Out of the blue, you begin to feel dizzy… the room begins to spin.
You sit or lie down.
Minutes or hours pass.
You are okay again.
The big question remains: what triggered your vertigo?
More importantly… how can you prevent it?
A new study published in the Journal of Audiology & Otology pinpoints five triggers of vertigo. And most of them are easy to tackle.
Korean researchers used data from 1,274 adults collected by the 2010 Korea National Health and Nutrition Examination Survey.
This included information on dizziness, nutritional intake, health status, and quality of life, paired with everything they could learn from the participants’ blood and urine tests.
It was clear that vertigo significantly decreased one’s quality of life:
1) People with vertigo were more likely than their peers to complain of impairments in mobility, self-care, the performance of everyday tasks, and either anxiety or depression.
2) They had a longer history of falls, which is unsurprising.
3) They were more likely than their peers to report limiting their daily activities, which is understandable because these activities are harder to accomplish.
4) Accordingly, the vertigo sufferers reported a poorer quality of life than their peers, which is precisely the aspect of vertigo that makes it so difficult to live with.

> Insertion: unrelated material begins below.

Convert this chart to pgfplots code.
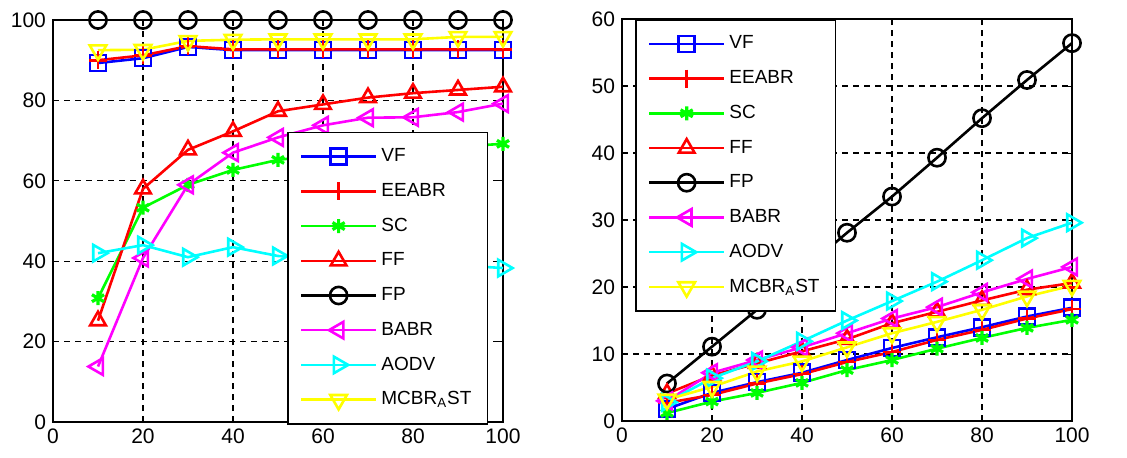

The good news is that researchers could pinpoint several factors that contribute to vertigo. Most of them were things that could be fixed.
Here are the five triggers:
1) Women and elderly people were significantly more likely to suffer from vertigo than men and younger individuals.

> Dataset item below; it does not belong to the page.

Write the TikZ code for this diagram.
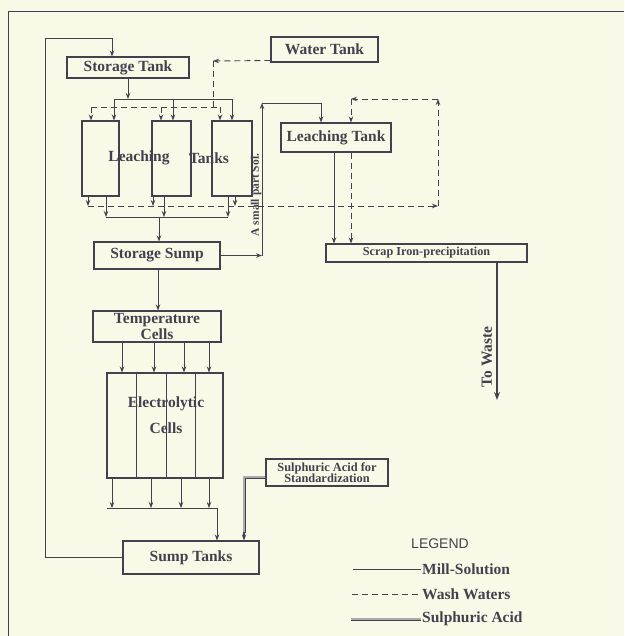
\documentclass[tikz,border=0pt]{standalone}
\usepackage{fontspec}
\setmainfont{Liberation Serif}
\newfontfamily\legendfont{Liberation Sans}
\usetikzlibrary{arrows.meta}
\definecolor{paper}{RGB}{250,248,230}
\definecolor{ink}{RGB}{70,64,78}
\begin{document}
\begin{tikzpicture}[x=1pt,y=-1pt,
  box/.style={draw=ink, line width=1.1pt, inner sep=0pt, text=ink,
    font=\fontsize{15.5}{14}\selectfont\bfseries, align=center},
  lbl/.style={text=ink, inner sep=1pt, font=\fontsize{15.5}{14}\selectfont\bfseries},
  flow/.style={draw=ink, line width=0.9pt},
  arr/.style={flow, -{Stealth[length=6pt,width=4.5pt]}},
  wash/.style={flow, dash pattern=on 6pt off 4pt},
  warr/.style={wash, -{Stealth[length=6pt,width=4.5pt]}},
  acid/.style={draw=ink, line width=0.9pt, double=ink!45, double distance=1.2pt},
  waste/.style={draw=ink, line width=2.4pt, -{Stealth[length=8pt,width=6pt]}}
]
\fill[paper] (0,0) rectangle (624,636);
\useasboundingbox (0,0) rectangle (624,636);
% outer frame
\draw[ink, line width=0.8pt] (624,11) -- (8,11) -- (8,636);

% boxes
\node[box, minimum width=122pt, minimum height=21pt] (storage) at (128,67.5) {Storage Tank};
\node[box, minimum width=107pt, minimum height=25pt] (water) at (324.5,49.5) {Water Tank};
\node[box, minimum width=37pt, minimum height=75pt] (t1) at (100.5,158.5) {};
\node[box, minimum width=39pt, minimum height=75pt] (t2) at (171.5,158.5) {};
\node[box, minimum width=40pt, minimum height=75pt] (t3) at (232,158.5) {};
\node[lbl] (ltxt1) at (139,158) {Leaching};
\node[lbl] (ltxt2) at (209,158) {Tanks};
\node[box, minimum width=110pt, minimum height=29pt] (leach) at (336,137.5) {Leaching Tank};
\node[box, minimum width=126pt, minimum height=27pt] (ssump) at (157,255.5) {Storage Sump};
\node[box, minimum width=201pt, minimum height=18pt, font=\fontsize{12.2}{12}\selectfont\bfseries] (scrap) at (426.5,253) {Scrap Iron-precipitation};
\node[box, minimum width=128pt, minimum height=31pt] (temp) at (157,326.5) {Temperature\\Cells};
\node[box, minimum width=116pt, minimum height=105pt] (elec) at (165,425.5) {};
\node[lbl] (etxt1) at (166,404) {Electrolytic};
\node[lbl] (etxt2) at (166,428) {Cells};
\node[box, minimum width=122pt, minimum height=27pt, font=\fontsize{12.4}{11.5}\selectfont\bfseries] (acidbox) at (327,472.5) {Sulphuric Acid for\\Standardization};
\node[box, minimum width=136pt, minimum height=33pt] (sump) at (191,557.5) {Sump Tanks};

% electrolytic cell partitions
\draw[flow] (elec.north -| 136,0) -- (elec.south -| 136,0);
\draw[flow] (elec.north -| 166,0) -- (elec.south -| 166,0);
\draw[flow] (elec.north -| 195,0) -- (elec.south -| 195,0);

% return loop from sump tanks to storage tank
\draw[arr] (sump.west) -| (45,38) -| ([xshift=-16pt]storage.north);

% storage tank to leaching tanks
\coordinate (busA) at (128,99);
\draw[arr] (storage.south) -- (busA);
\draw[flow] (114,99) -- (232,99);
\draw[arr] (114,99) -- (t1.north -| 114,0);
\draw[arr] (173,99) -- (t2.north -| 173,0);
\draw[arr] (232,99) -- (t3.north);

% water tank wash water
\coordinate (wcorner) at (213,61);
\draw[warr] ([yshift=-11pt]water.west) -- (wcorner);
\draw[wash] (wcorner) -- (213,107);
\draw[wash] (91,107) -- (220,107);
\draw[warr] (91,107) -- (t1.north -| 91,0);
\draw[warr] (161,107) -- (t2.north -| 161,0);
\draw[warr] (220,107) -- (t3.north -| 220,0);

% wash water out of leaching tanks to leaching tank
\draw[warr] (t1.south -| 88,0) -- (88,206);
\draw[warr] (t2.south -| 153,0) -- (153,206);
\draw[warr] (t3.south -| 235,0) -- (235,206);
\draw[warr] (88,206) -- (438,206);
\draw[warr] (438,206) -- (438,99);
\draw[warr] (438,99) -- (351,99);
\draw[warr] (351,99) -- (leach.north -| 351,0);

% solution out of leaching tanks to storage sump
\draw[arr] (t1.south -| 106,0) -- (106,217);
\draw[arr] (t2.south -| 164,0) -- (164,217);
\draw[arr] (t3.south -| 228,0) -- (228,217);
\draw[flow] (106,217) -- (228,217);
\draw[arr] (159,217) -- (ssump.north -| 159,0);

% small part of solution to leaching tank
\coordinate (sp) at (262,255.5);
\draw[arr] (ssump.east) -- (sp);
\draw[arr] (sp) -- (262,103);
\draw[arr] (262,103) -| (leach.north -| 321,0);
\node[rotate=90, text=ink, inner sep=0pt, font=\fontsize{11.5}{12}\selectfont\bfseries] (smalltxt) at (256,195) {A small part Sol.};

% leaching tank to scrap iron precipitation
\draw[arr] (leach.south -| 334,0) -- (scrap.north -| 334,0);
\draw[warr] (leach.south -| 351,0) -- (scrap.north -| 351,0);

% to waste
\coordinate (wasteend) at (497,400);
\draw[waste] (scrap.south -| 497,0) -- (wasteend);
\node[rotate=90, lbl] (wastetxt) at (487,357) {To Waste};

% storage sump to temperature cells to electrolytic cells
\draw[arr] (ssump.south -| 158,0) -- (temp.north -| 158,0);
\foreach \xx in {122,154,184,209} {
  \draw[arr] (temp.south -| \xx,0) -- (elec.north -| \xx,0);
}
\foreach \xx in {112,151,181,209} {
  \draw[arr] (elec.south -| \xx,0) -- (\xx,508);
}
\draw[flow] (107,508) -- (217,508);
\draw[arr] (217,508) -- (sump.north -| 217,0);

% sulphuric acid
\draw[acid] ([yshift=-4.5pt]acidbox.west) -| (244,533);
\draw[arr, line width=1.4pt] (244,532) -- (sump.north -| 244,0);

% legend
\node[text=ink, font=\legendfont\fontsize{14}{16}\selectfont] (legend) at (440,544) {LEGEND};
\node[lbl, anchor=west] (lmill) at (421,569) {Mill-Solution};
\draw[flow] (353,569) -- (lmill.west);
\node[lbl, anchor=west] (lwash) at (421,594) {Wash Waters};
\draw[wash] (352,594) -- (lwash.west);
\node[lbl, anchor=west] (lacid) at (421,619) {Sulphuric Acid};
\draw[acid] (351,619) -- (lacid.west);
\end{tikzpicture}
\end{document}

2) People with vertigo were more likely to have consumed lower levels of Vitamin B2, Vitamin A, and carotene (a building block for vitamin A).
3) People with higher hemoglobin levels, which is often caused by smoking, drugs, dehydration, lung disease, heart disease, or cancer, were more likely to have vertigo. Hemoglobin is a protein in your red blood cells that carries oxygen.
4) People with higher amounts of fats in their blood streams were the most likely to have vertigo.
5) People with high creatinine levels, often due to kidney disease, were more likely to have vertigo. Creatinine is a waste product from the normal breakdown of muscle cells that your kidneys are meant to remove from your body.
High blood pressure and chronic middle ear infection were also risk factors.
What is clear from this list is that the main underlying cause of vertigo would be the lack of blood flow through the arteries, particularly with arteries that lead to the head.